Data provided »
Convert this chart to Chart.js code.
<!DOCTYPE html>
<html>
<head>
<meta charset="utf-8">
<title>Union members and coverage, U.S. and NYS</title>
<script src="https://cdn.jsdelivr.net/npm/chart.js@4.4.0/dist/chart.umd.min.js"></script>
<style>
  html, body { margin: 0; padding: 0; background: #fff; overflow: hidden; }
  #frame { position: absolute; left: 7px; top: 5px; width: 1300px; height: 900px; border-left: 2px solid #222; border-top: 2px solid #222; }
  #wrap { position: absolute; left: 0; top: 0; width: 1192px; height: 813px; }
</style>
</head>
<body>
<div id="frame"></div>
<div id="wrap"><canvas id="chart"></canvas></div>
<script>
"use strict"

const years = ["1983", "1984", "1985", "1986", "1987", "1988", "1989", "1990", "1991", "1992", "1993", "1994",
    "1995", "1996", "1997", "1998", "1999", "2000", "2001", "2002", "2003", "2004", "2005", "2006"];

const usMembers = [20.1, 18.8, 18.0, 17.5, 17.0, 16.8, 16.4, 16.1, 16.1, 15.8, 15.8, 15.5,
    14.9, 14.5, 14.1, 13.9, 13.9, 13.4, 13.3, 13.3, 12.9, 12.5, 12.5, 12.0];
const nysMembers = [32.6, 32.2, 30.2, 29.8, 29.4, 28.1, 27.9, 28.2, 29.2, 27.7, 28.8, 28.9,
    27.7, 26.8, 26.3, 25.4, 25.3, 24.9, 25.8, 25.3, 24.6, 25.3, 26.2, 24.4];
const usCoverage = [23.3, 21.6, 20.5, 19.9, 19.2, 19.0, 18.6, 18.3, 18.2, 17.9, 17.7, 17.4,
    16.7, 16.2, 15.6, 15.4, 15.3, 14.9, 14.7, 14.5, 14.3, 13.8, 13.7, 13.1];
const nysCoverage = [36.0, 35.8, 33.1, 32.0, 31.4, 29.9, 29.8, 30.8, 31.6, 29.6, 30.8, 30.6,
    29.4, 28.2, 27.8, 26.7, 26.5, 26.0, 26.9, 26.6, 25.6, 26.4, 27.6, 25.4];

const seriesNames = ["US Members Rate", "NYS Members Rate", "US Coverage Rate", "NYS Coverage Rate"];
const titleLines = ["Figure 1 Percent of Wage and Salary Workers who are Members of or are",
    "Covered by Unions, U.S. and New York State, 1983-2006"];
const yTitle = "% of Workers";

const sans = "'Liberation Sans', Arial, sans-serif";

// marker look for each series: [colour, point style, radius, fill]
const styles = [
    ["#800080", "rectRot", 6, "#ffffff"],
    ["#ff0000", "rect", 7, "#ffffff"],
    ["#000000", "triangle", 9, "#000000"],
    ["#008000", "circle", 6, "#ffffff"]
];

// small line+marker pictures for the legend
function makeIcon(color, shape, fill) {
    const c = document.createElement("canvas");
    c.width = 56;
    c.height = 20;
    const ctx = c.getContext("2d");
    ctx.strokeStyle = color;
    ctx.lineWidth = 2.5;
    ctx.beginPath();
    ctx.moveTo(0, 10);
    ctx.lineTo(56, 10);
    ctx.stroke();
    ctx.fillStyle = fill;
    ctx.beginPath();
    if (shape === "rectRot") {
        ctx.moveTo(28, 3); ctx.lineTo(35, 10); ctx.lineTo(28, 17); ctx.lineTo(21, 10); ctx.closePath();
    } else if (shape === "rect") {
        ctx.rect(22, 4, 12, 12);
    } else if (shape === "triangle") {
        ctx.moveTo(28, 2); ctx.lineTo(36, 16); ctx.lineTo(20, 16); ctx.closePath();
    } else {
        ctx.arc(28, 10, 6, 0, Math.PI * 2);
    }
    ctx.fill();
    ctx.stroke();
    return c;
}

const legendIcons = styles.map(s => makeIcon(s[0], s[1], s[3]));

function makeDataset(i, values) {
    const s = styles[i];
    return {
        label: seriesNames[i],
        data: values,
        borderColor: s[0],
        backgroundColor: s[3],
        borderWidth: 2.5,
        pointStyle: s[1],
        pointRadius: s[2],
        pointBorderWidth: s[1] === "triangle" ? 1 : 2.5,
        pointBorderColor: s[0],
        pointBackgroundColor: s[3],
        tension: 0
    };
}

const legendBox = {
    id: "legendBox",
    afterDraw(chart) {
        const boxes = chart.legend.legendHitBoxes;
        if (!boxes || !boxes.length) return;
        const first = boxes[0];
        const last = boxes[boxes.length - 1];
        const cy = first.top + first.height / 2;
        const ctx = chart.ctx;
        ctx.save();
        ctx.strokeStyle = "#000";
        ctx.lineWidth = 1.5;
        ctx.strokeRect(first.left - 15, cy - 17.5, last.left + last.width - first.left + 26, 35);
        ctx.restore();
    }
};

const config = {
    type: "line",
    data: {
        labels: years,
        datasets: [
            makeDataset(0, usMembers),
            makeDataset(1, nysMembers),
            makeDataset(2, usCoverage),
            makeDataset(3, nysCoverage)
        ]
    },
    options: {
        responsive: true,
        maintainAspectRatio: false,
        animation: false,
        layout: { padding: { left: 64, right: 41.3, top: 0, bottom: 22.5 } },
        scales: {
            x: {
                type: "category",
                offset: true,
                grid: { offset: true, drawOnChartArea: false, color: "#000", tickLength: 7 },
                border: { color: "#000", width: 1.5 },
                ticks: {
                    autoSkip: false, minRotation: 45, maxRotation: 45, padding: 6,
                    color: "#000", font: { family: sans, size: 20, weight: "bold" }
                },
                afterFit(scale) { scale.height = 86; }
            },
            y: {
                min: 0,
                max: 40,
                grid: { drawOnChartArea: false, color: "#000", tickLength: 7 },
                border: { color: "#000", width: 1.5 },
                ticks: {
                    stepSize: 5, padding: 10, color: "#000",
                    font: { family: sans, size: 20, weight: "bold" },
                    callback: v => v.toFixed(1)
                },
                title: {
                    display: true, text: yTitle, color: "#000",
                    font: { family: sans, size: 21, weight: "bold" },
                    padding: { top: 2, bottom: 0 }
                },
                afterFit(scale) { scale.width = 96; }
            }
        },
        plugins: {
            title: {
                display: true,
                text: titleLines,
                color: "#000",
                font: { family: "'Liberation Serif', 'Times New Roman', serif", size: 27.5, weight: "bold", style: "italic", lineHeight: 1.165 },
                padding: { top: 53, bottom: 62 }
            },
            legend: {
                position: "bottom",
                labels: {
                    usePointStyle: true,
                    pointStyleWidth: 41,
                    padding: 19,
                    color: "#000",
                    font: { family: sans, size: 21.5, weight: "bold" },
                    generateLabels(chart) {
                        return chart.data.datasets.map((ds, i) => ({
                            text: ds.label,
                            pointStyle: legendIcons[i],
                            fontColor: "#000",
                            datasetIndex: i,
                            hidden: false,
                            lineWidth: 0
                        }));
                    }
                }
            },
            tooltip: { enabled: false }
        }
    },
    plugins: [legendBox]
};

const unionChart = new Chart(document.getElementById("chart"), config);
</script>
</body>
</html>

Short exercise »
Repeat back the data above, exact to the last character.

Task output »
Convert this chart to Chart.js code.
<!DOCTYPE html>
<html>
<head>
<meta charset="utf-8">
<title>Union members and coverage, U.S. and NYS</title>
<script src="https://cdn.jsdelivr.net/npm/chart.js@4.4.0/dist/chart.umd.min.js"></script>
<style>
  html, body { margin: 0; padding: 0; background: #fff; overflow: hidden; }
  #frame { position: absolute; left: 7px; top: 5px; width: 1300px; height: 900px; border-left: 2px solid #222; border-top: 2px solid #222; }
  #wrap { position: absolute; left: 0; top: 0; width: 1192px; height: 813px; }
</style>
</head>
<body>
<div id="frame"></div>
<div id="wrap"><canvas id="chart"></canvas></div>
<script>
"use strict"

const years = ["1983", "1984", "1985", "1986", "1987", "1988", "1989", "1990", "1991", "1992", "1993", "1994",
    "1995", "1996", "1997", "1998", "1999", "2000", "2001", "2002", "2003", "2004", "2005", "2006"];

const usMembers = [20.1, 18.8, 18.0, 17.5, 17.0, 16.8, 16.4, 16.1, 16.1, 15.8, 15.8, 15.5,
    14.9, 14.5, 14.1, 13.9, 13.9, 13.4, 13.3, 13.3, 12.9, 12.5, 12.5, 12.0];
const nysMembers = [32.6, 32.2, 30.2, 29.8, 29.4, 28.1, 27.9, 28.2, 29.2, 27.7, 28.8, 28.9,
    27.7, 26.8, 26.3, 25.4, 25.3, 24.9, 25.8, 25.3, 24.6, 25.3, 26.2, 24.4];
const usCoverage = [23.3, 21.6, 20.5, 19.9, 19.2, 19.0, 18.6, 18.3, 18.2, 17.9, 17.7, 17.4,
    16.7, 16.2, 15.6, 15.4, 15.3, 14.9, 14.7, 14.5, 14.3, 13.8, 13.7, 13.1];
const nysCoverage = [36.0, 35.8, 33.1, 32.0, 31.4, 29.9, 29.8, 30.8, 31.6, 29.6, 30.8, 30.6,
    29.4, 28.2, 27.8, 26.7, 26.5, 26.0, 26.9, 26.6, 25.6, 26.4, 27.6, 25.4];

const seriesNames = ["US Members Rate", "NYS Members Rate", "US Coverage Rate", "NYS Coverage Rate"];
const titleLines = ["Figure 1 Percent of Wage and Salary Workers who are Members of or are",
    "Covered by Unions, U.S. and New York State, 1983-2006"];
const yTitle = "% of Workers";

const sans = "'Liberation Sans', Arial, sans-serif";

// marker look for each series: [colour, point style, radius, fill]
const styles = [
    ["#800080", "rectRot", 6, "#ffffff"],
    ["#ff0000", "rect", 7, "#ffffff"],
    ["#000000", "triangle", 9, "#000000"],
    ["#008000", "circle", 6, "#ffffff"]
];

// small line+marker pictures for the legend
function makeIcon(color, shape, fill) {
    const c = document.createElement("canvas");
    c.width = 56;
    c.height = 20;
    const ctx = c.getContext("2d");
    ctx.strokeStyle = color;
    ctx.lineWidth = 2.5;
    ctx.beginPath();
    ctx.moveTo(0, 10);
    ctx.lineTo(56, 10);
    ctx.stroke();
    ctx.fillStyle = fill;
    ctx.beginPath();
    if (shape === "rectRot") {
        ctx.moveTo(28, 3); ctx.lineTo(35, 10); ctx.lineTo(28, 17); ctx.lineTo(21, 10); ctx.closePath();
    } else if (shape === "rect") {
        ctx.rect(22, 4, 12, 12);
    } else if (shape === "triangle") {
        ctx.moveTo(28, 2); ctx.lineTo(36, 16); ctx.lineTo(20, 16); ctx.closePath();
    } else {
        ctx.arc(28, 10, 6, 0, Math.PI * 2);
    }
    ctx.fill();
    ctx.stroke();
    return c;
}

const legendIcons = styles.map(s => makeIcon(s[0], s[1], s[3]));

function makeDataset(i, values) {
    const s = styles[i];
    return {
        label: seriesNames[i],
        data: values,
        borderColor: s[0],
        backgroundColor: s[3],
        borderWidth: 2.5,
        pointStyle: s[1],
        pointRadius: s[2],
        pointBorderWidth: s[1] === "triangle" ? 1 : 2.5,
        pointBorderColor: s[0],
        pointBackgroundColor: s[3],
        tension: 0
    };
}

const legendBox = {
    id: "legendBox",
    afterDraw(chart) {
        const boxes = chart.legend.legendHitBoxes;
        if (!boxes || !boxes.length) return;
        const first = boxes[0];
        const last = boxes[boxes.length - 1];
        const cy = first.top + first.height / 2;
        const ctx = chart.ctx;
        ctx.save();
        ctx.strokeStyle = "#000";
        ctx.lineWidth = 1.5;
        ctx.strokeRect(first.left - 15, cy - 17.5, last.left + last.width - first.left + 26, 35);
        ctx.restore();
    }
};

const config = {
    type: "line",
    data: {
        labels: years,
        datasets: [
            makeDataset(0, usMembers),
            makeDataset(1, nysMembers),
            makeDataset(2, usCoverage),
            makeDataset(3, nysCoverage)
        ]
    },
    options: {
        responsive: true,
        maintainAspectRatio: false,
        animation: false,
        layout: { padding: { left: 64, right: 41.3, top: 0, bottom: 22.5 } },
        scales: {
            x: {
                type: "category",
                offset: true,
                grid: { offset: true, drawOnChartArea: false, color: "#000", tickLength: 7 },
                border: { color: "#000", width: 1.5 },
                ticks: {
                    autoSkip: false, minRotation: 45, maxRotation: 45, padding: 6,
                    color: "#000", font: { family: sans, size: 20, weight: "bold" }
                },
                afterFit(scale) { scale.height = 86; }
            },
            y: {
                min: 0,
                max: 40,
                grid: { drawOnChartArea: false, color: "#000", tickLength: 7 },
                border: { color: "#000", width: 1.5 },
                ticks: {
                    stepSize: 5, padding: 10, color: "#000",
                    font: { family: sans, size: 20, weight: "bold" },
                    callback: v => v.toFixed(1)
                },
                title: {
                    display: true, text: yTitle, color: "#000",
                    font: { family: sans, size: 21, weight: "bold" },
                    padding: { top: 2, bottom: 0 }
                },
                afterFit(scale) { scale.width = 96; }
            }
        },
        plugins: {
            title: {
                display: true,
                text: titleLines,
                color: "#000",
                font: { family: "'Liberation Serif', 'Times New Roman', serif", size: 27.5, weight: "bold", style: "italic", lineHeight: 1.165 },
                padding: { top: 53, bottom: 62 }
            },
            legend: {
                position: "bottom",
                labels: {
                    usePointStyle: true,
                    pointStyleWidth: 41,
                    padding: 19,
                    color: "#000",
                    font: { family: sans, size: 21.5, weight: "bold" },
                    generateLabels(chart) {
                        return chart.data.datasets.map((ds, i) => ({
                            text: ds.label,
                            pointStyle: legendIcons[i],
                            fontColor: "#000",
                            datasetIndex: i,
                            hidden: false,
                            lineWidth: 0
                        }));
                    }
                }
            },
            tooltip: { enabled: false }
        }
    },
    plugins: [legendBox]
};

const unionChart = new Chart(document.getElementById("chart"), config);
</script>
</body>
</html>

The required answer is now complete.